Medvedev tells governors to clean up state contracts

President Dmitry Medvedev tells regional leaders they must concentrate their efforts on preventing theft in government tenders.

­During a video conference with governors on Monday, Medvedev stressed that eliminating kickbacks, which effects millions of people, was of crucial importance as it was concerning millions of people.

He added that the subject was attracting a lot of public attention and debate from all levels of society.

“This issue draws broad public attention,” the Russian leader emphasized. “It is much-discussed, by expert and ordinary people,” he said.

Medvedev said that the budgetary assignment for state purchase is very significant, but the organization of state contracts is very difficult and not always done correctly.

“Some of the means are simply stolen and this is absolutely intolerable,” he said. “Those in charge of tenders both in the government and in law enforcement must fight this.”

The president reminded the governors that he had raised this issue in the last year’s address to the federal assembly and reiterated that the country needed comprehensive, transparent and effective rules in the state purchase sphere.
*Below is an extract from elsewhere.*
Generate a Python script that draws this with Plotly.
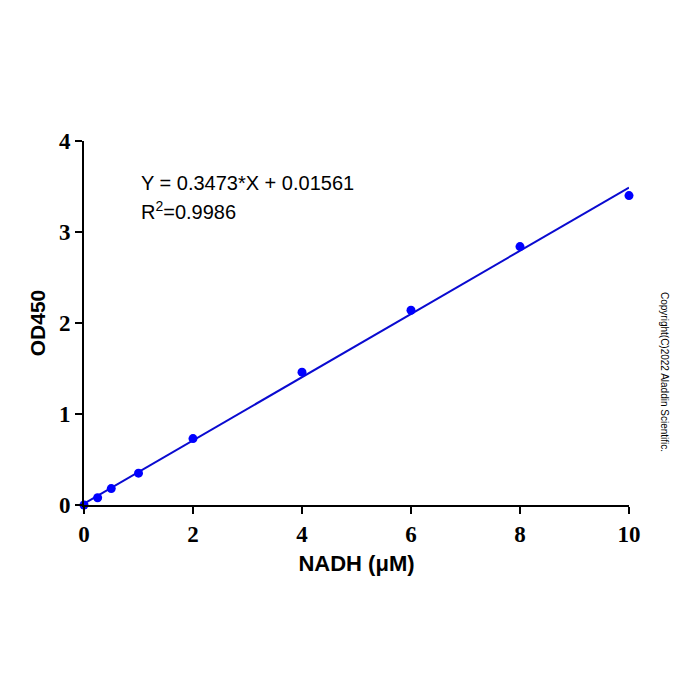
import plotly.graph_objects as go

nadh = [0, 0.25, 0.5, 1, 2, 4, 6, 8, 10]
od450 = [0.0, 0.08, 0.18, 0.35, 0.73, 1.46, 2.14, 2.84, 3.40]
slope = 0.3473
intercept = 0.01561
fit_x = [0, 10]
fit_y = [slope * x + intercept for x in fit_x]
x_ticks = [0, 2, 4, 6, 8, 10]
y_ticks = [0, 1, 2, 3, 4]

fig = go.Figure()
fig.add_trace(go.Scatter(x=fit_x, y=fit_y, mode="lines",
                         line=dict(color="#0a0ad0", width=2), cliponaxis=False,
                         showlegend=False))
fig.add_trace(go.Scatter(x=nadh, y=od450, mode="markers",
                         marker=dict(color="#0000ff", size=9), cliponaxis=False,
                         showlegend=False))

tickfont = dict(family="Liberation Serif", size=23, color="black", weight="bold")
fig.update_layout(
    width=700, height=700,
    margin=dict(l=84, r=71, t=141, b=195),
    paper_bgcolor="white", plot_bgcolor="white",
    xaxis=dict(range=[0, 10], tickvals=x_ticks, ticks="outside", ticklen=7,
               tickwidth=2, tickcolor="black", showline=True, linecolor="black",
               linewidth=2, showgrid=False, zeroline=False, tickfont=tickfont,
               title=dict(text="<b>NADH (μM)</b>", standoff=10,
                          font=dict(family="Liberation Sans", size=22, color="black"))),
    yaxis=dict(range=[0, 4], tickvals=y_ticks, ticks="outside", ticklen=7,
               tickwidth=2, tickcolor="black", showline=True, linecolor="black",
               linewidth=2, showgrid=False, zeroline=False, tickfont=tickfont,
               title=dict(text="<b>OD450</b>", standoff=8,
                          font=dict(family="Liberation Sans", size=21, color="black"))),
    annotations=[
        dict(text="Y = 0.3473*X + 0.01561", xref="paper", yref="paper",
             x=(139 - 84) / 545, y=(505 - 183) / 364, xanchor="left", yanchor="middle",
             showarrow=False, font=dict(family="Liberation Sans", size=20, color="black")),
        dict(text="R<sup>2</sup>=0.9986", xref="paper", yref="paper",
             x=(139 - 84) / 545, y=(505 - 210) / 364, xanchor="left", yanchor="middle",
             showarrow=False, font=dict(family="Liberation Sans", size=20, color="black")),
        dict(text="Copyright(C)2022 Aladdin Scientific.", xref="paper", yref="paper",
             x=(665 - 84) / 545, y=(505 - 372) / 364, xanchor="center", yanchor="middle",
             textangle=90, showarrow=False,
             font=dict(family="Liberation Sans", size=10, color="black")),
    ],
)

fig.write_html("out.html")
The president demanded that the governors reported on what has already been done in connection with these orders.

“I reiterate:  we need clear, transparent, and effective rules of action in the sphere of state purchases, including the rules governing the plans to meet the needs of the state, substantiate the final purchase prices, contract execution management, and contract monitoring,”
Medvedev said.

Only such a system can allow for rational use of budget funds, Medvedev said.

“I have tasked the government with preparing new legislation on this issue. Report to me on what has been done,” the president said.

Corruption remains a major problem for the Russian authorities. It is also a hot topic of discussion on social networks and internet forums, especially when it was announced that civil servants were obliged to publish the details of their progress on the internet.

Vigilant web users have helped to prepare amendments to the law preventing some technical tricks used by corrupt officials, like mixing Latin and Cyrillic letters in order to conceal the announcement of upcoming tenders from foreign competitors.